**Dataset excerpt**
START

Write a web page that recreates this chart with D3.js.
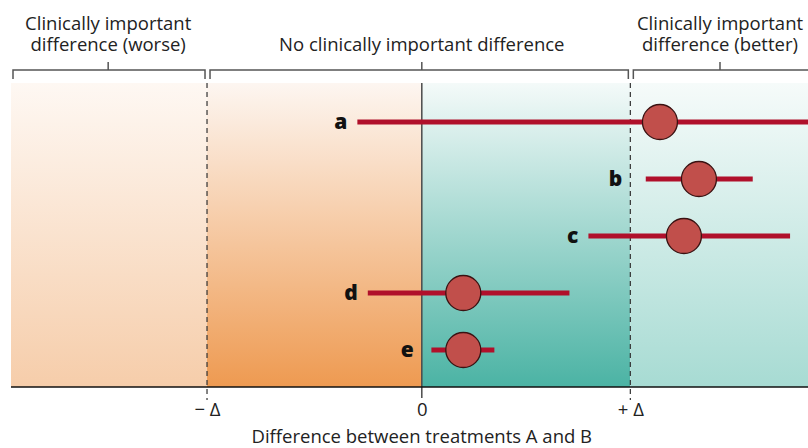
<!DOCTYPE html>
<html>
<head>
<meta charset="utf-8">
<script src="https://cdn.jsdelivr.net/npm/d3@7"></script>
<style>
  html, body { margin: 0; padding: 0; background: #fff; }
  svg { display: block; }
  text { font-family: "Open Sans", "DejaVu Sans", sans-serif; }
</style>
</head>
<body>
<svg id="chart" width="808" height="448"></svg>
<script>
// ---- data (x values in units of the clinically important difference Δ) ----
const categories = ["a", "b", "c", "d", "e"];
const estimates  = [1.142, 1.329, 1.257, 0.199, 0.199];
const lowerCI    = [-0.309, 1.074, 0.799, -0.259, 0.046];
const upperCI    = [2.10, 1.587, 1.766, 0.708, 0.348];

const thresholds = [-1.03, 1];              // −Δ and +Δ
const tickValues = [-1.03, 0, 1];
const tickLabels = ["\u2212 \u0394", "0", "+ \u0394"];

const regionLines = [
  ["Clinically important", "difference (worse)"],
  ["No clinically important difference"],
  ["Clinically important", "difference (better)"]
];
const regionFrom = [-1.97, -1.03, 1];
const regionTo   = [-1.03, 1, 1.86];
const regionMid  = [-1.504, 0, 1.43];

const xTitle = "Difference between treatments A and B";

// ---- layout ----
const svg = d3.select("#chart");
const plotTop = 83, plotBottom = 387;
const FS = 18.5;
const x = d3.scaleLinear().domain([-1.97, 1.852]).range([11, 808]);
const y = d3.scalePoint().domain(categories).range([122, 350]);

// gradients
const defs = svg.append("defs");
const gradSpecs = [
  { id: "gWorse",  top: "#fef8f3", bottom: "#f6cdaa" },
  { id: "gNoneL",  top: "#fdf6f1", bottom: "#ee9a51" },
  { id: "gNoneR",  top: "#f4faf9", bottom: "#4bb3a4" },
  { id: "gBetter", top: "#f6fbfa", bottom: "#a7dbd3" }
];
gradSpecs.forEach(g => {
  const lg = defs.append("linearGradient").attr("id", g.id)
    .attr("x1", 0).attr("y1", 0).attr("x2", 0).attr("y2", 1);
  lg.append("stop").attr("offset", "0%").attr("stop-color", g.top);
  lg.append("stop").attr("offset", "100%").attr("stop-color", g.bottom);
});

const bands = [
  { from: x.domain()[0], to: thresholds[0], fill: "gWorse" },
  { from: thresholds[0], to: 0, fill: "gNoneL" },
  { from: 0, to: thresholds[1], fill: "gNoneR" },
  { from: thresholds[1], to: x.domain()[1], fill: "gBetter" }
];
svg.append("g").selectAll("rect").data(bands).join("rect")
  .attr("x", d => x(d.from))
  .attr("y", plotTop)
  .attr("width", d => x(d.to) - x(d.from))
  .attr("height", plotBottom - plotTop)
  .attr("fill", d => `url(#${d.fill})`);

// zero line
svg.append("line")
  .attr("x1", x(0)).attr("x2", x(0))
  .attr("y1", plotTop).attr("y2", plotBottom + 11)
  .attr("stroke", "#4a4a4a").attr("stroke-width", 1.5);

// threshold dashed lines
svg.append("g").selectAll("line").data(thresholds).join("line")
  .attr("x1", d => x(d)).attr("x2", d => x(d))
  .attr("y1", plotTop).attr("y2", plotBottom + 13)
  .attr("stroke", "#333").attr("stroke-width", 1.2)
  .attr("stroke-dasharray", "5,4");

// x axis line
svg.append("line")
  .attr("x1", x.range()[0]).attr("x2", x.range()[1])
  .attr("y1", plotBottom).attr("y2", plotBottom)
  .attr("stroke", "#111").attr("stroke-width", 1.5);

// tick labels via d3 axis
const axis = d3.axisBottom(x).tickValues(tickValues)
  .tickFormat((d, i) => tickLabels[i]).tickSize(0).tickPadding(0);
const axG = svg.append("g").attr("transform", `translate(0,${plotBottom})`).call(axis);
axG.select(".domain").remove();
axG.selectAll("text")
  .attr("y", 29).attr("dy", 0)
  .attr("font-size", FS).attr("fill", "#222")
  .style("font-family", "'Open Sans', sans-serif");

// axis title
svg.append("text")
  .attr("x", x(0)).attr("y", 443)
  .attr("text-anchor", "middle").attr("font-size", FS).attr("fill", "#222")
  .text(xTitle);

// region brackets + labels
const bracketY = 70;
const regions = regionLines.map((lines, i) => ({
  lines, from: regionFrom[i], to: regionTo[i], mid: regionMid[i]
}));
const brG = svg.append("g");
regions.forEach((r, i) => {
  const x0 = x(r.from) + (i === 0 ? 2 : 3);
  const x1 = x(r.to) - (i === 2 ? 0 : 2);
  const xm = x(r.mid);
  const path = d3.path();
  path.moveTo(x0, bracketY + 9);
  path.lineTo(x0, bracketY);
  path.lineTo(x1, bracketY);
  if (i !== 2) path.lineTo(x1, bracketY + 9);
  path.moveTo(xm, bracketY);
  path.lineTo(xm, bracketY - 8);
  brG.append("path").attr("d", path.toString())
    .attr("fill", "none").attr("stroke", "#555").attr("stroke-width", 1.5);
  const t = brG.append("text").attr("text-anchor", "middle")
    .attr("font-size", FS).attr("fill", "#222");
  const n = r.lines.length;
  r.lines.forEach((ln, j) => {
    t.append("tspan").attr("x", xm)
      .attr("y", 51 - (n - 1 - j) * 21).text(ln);
  });
});

// data rows
const rows = categories.map((c, i) => ({
  c, est: estimates[i], lo: lowerCI[i], hi: upperCI[i]
}));

const rowG = svg.append("g").selectAll("g").data(rows).join("g");
rowG.append("line")
  .attr("x1", d => x(d.lo)).attr("x2", d => x(d.hi))
  .attr("y1", d => y(d.c)).attr("y2", d => y(d.c))
  .attr("stroke", "#b0102b").attr("stroke-width", 5);
rowG.append("circle")
  .attr("cx", d => x(d.est)).attr("cy", d => y(d.c)).attr("r", 17.5)
  .attr("fill", "#c14f4b").attr("stroke", "#3a1212").attr("stroke-width", 1.3);

// labels: placed left of the CI, moved left of any reference line they would touch
const refLines = [0].concat(thresholds);
rowG.append("text")
  .attr("x", d => {
    let xr = x(d.lo) - 10;
    refLines.forEach(v => {
      const xv = x(v);
      if (xv < x(d.lo) && xv > xr - 16) xr = Math.min(xr, xv - 8);
    });
    return xr;
  })
  .attr("y", d => y(d.c) + 6.5)
  .attr("text-anchor", "end")
  .attr("font-size", 21).attr("font-weight", 800).attr("fill", "#111")
  .text(d => d.c);
</script>
</body>
</html>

END

**Exercise aim**
Transcribe the material exactly, and leave out whatever pictures it holds.

**Full output**
Write a web page that recreates this chart with D3.js.
<!DOCTYPE html>
<html>
<head>
<meta charset="utf-8">
<script src="https://cdn.jsdelivr.net/npm/d3@7"></script>
<style>
  html, body { margin: 0; padding: 0; background: #fff; }
  svg { display: block; }
  text { font-family: "Open Sans", "DejaVu Sans", sans-serif; }
</style>
</head>
<body>
<svg id="chart" width="808" height="448"></svg>
<script>
// ---- data (x values in units of the clinically important difference Δ) ----
const categories = ["a", "b", "c", "d", "e"];
const estimates  = [1.142, 1.329, 1.257, 0.199, 0.199];
const lowerCI    = [-0.309, 1.074, 0.799, -0.259, 0.046];
const upperCI    = [2.10, 1.587, 1.766, 0.708, 0.348];

const thresholds = [-1.03, 1];              // −Δ and +Δ
const tickValues = [-1.03, 0, 1];
const tickLabels = ["\u2212 \u0394", "0", "+ \u0394"];

const regionLines = [
  ["Clinically important", "difference (worse)"],
  ["No clinically important difference"],
  ["Clinically important", "difference (better)"]
];
const regionFrom = [-1.97, -1.03, 1];
const regionTo   = [-1.03, 1, 1.86];
const regionMid  = [-1.504, 0, 1.43];

const xTitle = "Difference between treatments A and B";

// ---- layout ----
const svg = d3.select("#chart");
const plotTop = 83, plotBottom = 387;
const FS = 18.5;
const x = d3.scaleLinear().domain([-1.97, 1.852]).range([11, 808]);
const y = d3.scalePoint().domain(categories).range([122, 350]);

// gradients
const defs = svg.append("defs");
const gradSpecs = [
  { id: "gWorse",  top: "#fef8f3", bottom: "#f6cdaa" },
  { id: "gNoneL",  top: "#fdf6f1", bottom: "#ee9a51" },
  { id: "gNoneR",  top: "#f4faf9", bottom: "#4bb3a4" },
  { id: "gBetter", top: "#f6fbfa", bottom: "#a7dbd3" }
];
gradSpecs.forEach(g => {
  const lg = defs.append("linearGradient").attr("id", g.id)
    .attr("x1", 0).attr("y1", 0).attr("x2", 0).attr("y2", 1);
  lg.append("stop").attr("offset", "0%").attr("stop-color", g.top);
  lg.append("stop").attr("offset", "100%").attr("stop-color", g.bottom);
});

const bands = [
  { from: x.domain()[0], to: thresholds[0], fill: "gWorse" },
  { from: thresholds[0], to: 0, fill: "gNoneL" },
  { from: 0, to: thresholds[1], fill: "gNoneR" },
  { from: thresholds[1], to: x.domain()[1], fill: "gBetter" }
];
svg.append("g").selectAll("rect").data(bands).join("rect")
  .attr("x", d => x(d.from))
  .attr("y", plotTop)
  .attr("width", d => x(d.to) - x(d.from))
  .attr("height", plotBottom - plotTop)
  .attr("fill", d => `url(#${d.fill})`);

// zero line
svg.append("line")
  .attr("x1", x(0)).attr("x2", x(0))
  .attr("y1", plotTop).attr("y2", plotBottom + 11)
  .attr("stroke", "#4a4a4a").attr("stroke-width", 1.5);

// threshold dashed lines
svg.append("g").selectAll("line").data(thresholds).join("line")
  .attr("x1", d => x(d)).attr("x2", d => x(d))
  .attr("y1", plotTop).attr("y2", plotBottom + 13)
  .attr("stroke", "#333").attr("stroke-width", 1.2)
  .attr("stroke-dasharray", "5,4");

// x axis line
svg.append("line")
  .attr("x1", x.range()[0]).attr("x2", x.range()[1])
  .attr("y1", plotBottom).attr("y2", plotBottom)
  .attr("stroke", "#111").attr("stroke-width", 1.5);

// tick labels via d3 axis
const axis = d3.axisBottom(x).tickValues(tickValues)
  .tickFormat((d, i) => tickLabels[i]).tickSize(0).tickPadding(0);
const axG = svg.append("g").attr("transform", `translate(0,${plotBottom})`).call(axis);
axG.select(".domain").remove();
axG.selectAll("text")
  .attr("y", 29).attr("dy", 0)
  .attr("font-size", FS).attr("fill", "#222")
  .style("font-family", "'Open Sans', sans-serif");

// axis title
svg.append("text")
  .attr("x", x(0)).attr("y", 443)
  .attr("text-anchor", "middle").attr("font-size", FS).attr("fill", "#222")
  .text(xTitle);

// region brackets + labels
const bracketY = 70;
const regions = regionLines.map((lines, i) => ({
  lines, from: regionFrom[i], to: regionTo[i], mid: regionMid[i]
}));
const brG = svg.append("g");
regions.forEach((r, i) => {
  const x0 = x(r.from) + (i === 0 ? 2 : 3);
  const x1 = x(r.to) - (i === 2 ? 0 : 2);
  const xm = x(r.mid);
  const path = d3.path();
  path.moveTo(x0, bracketY + 9);
  path.lineTo(x0, bracketY);
  path.lineTo(x1, bracketY);
  if (i !== 2) path.lineTo(x1, bracketY + 9);
  path.moveTo(xm, bracketY);
  path.lineTo(xm, bracketY - 8);
  brG.append("path").attr("d", path.toString())
    .attr("fill", "none").attr("stroke", "#555").attr("stroke-width", 1.5);
  const t = brG.append("text").attr("text-anchor", "middle")
    .attr("font-size", FS).attr("fill", "#222");
  const n = r.lines.length;
  r.lines.forEach((ln, j) => {
    t.append("tspan").attr("x", xm)
      .attr("y", 51 - (n - 1 - j) * 21).text(ln);
  });
});

// data rows
const rows = categories.map((c, i) => ({
  c, est: estimates[i], lo: lowerCI[i], hi: upperCI[i]
}));

const rowG = svg.append("g").selectAll("g").data(rows).join("g");
rowG.append("line")
  .attr("x1", d => x(d.lo)).attr("x2", d => x(d.hi))
  .attr("y1", d => y(d.c)).attr("y2", d => y(d.c))
  .attr("stroke", "#b0102b").attr("stroke-width", 5);
rowG.append("circle")
  .attr("cx", d => x(d.est)).attr("cy", d => y(d.c)).attr("r", 17.5)
  .attr("fill", "#c14f4b").attr("stroke", "#3a1212").attr("stroke-width", 1.3);

// labels: placed left of the CI, moved left of any reference line they would touch
const refLines = [0].concat(thresholds);
rowG.append("text")
  .attr("x", d => {
    let xr = x(d.lo) - 10;
    refLines.forEach(v => {
      const xv = x(v);
      if (xv < x(d.lo) && xv > xr - 16) xr = Math.min(xr, xv - 8);
    });
    return xr;
  })
  .attr("y", d => y(d.c) + 6.5)
  .attr("text-anchor", "end")
  .attr("font-size", 21).attr("font-weight", 800).attr("fill", "#111")
  .text(d => d.c);
</script>
</body>
</html>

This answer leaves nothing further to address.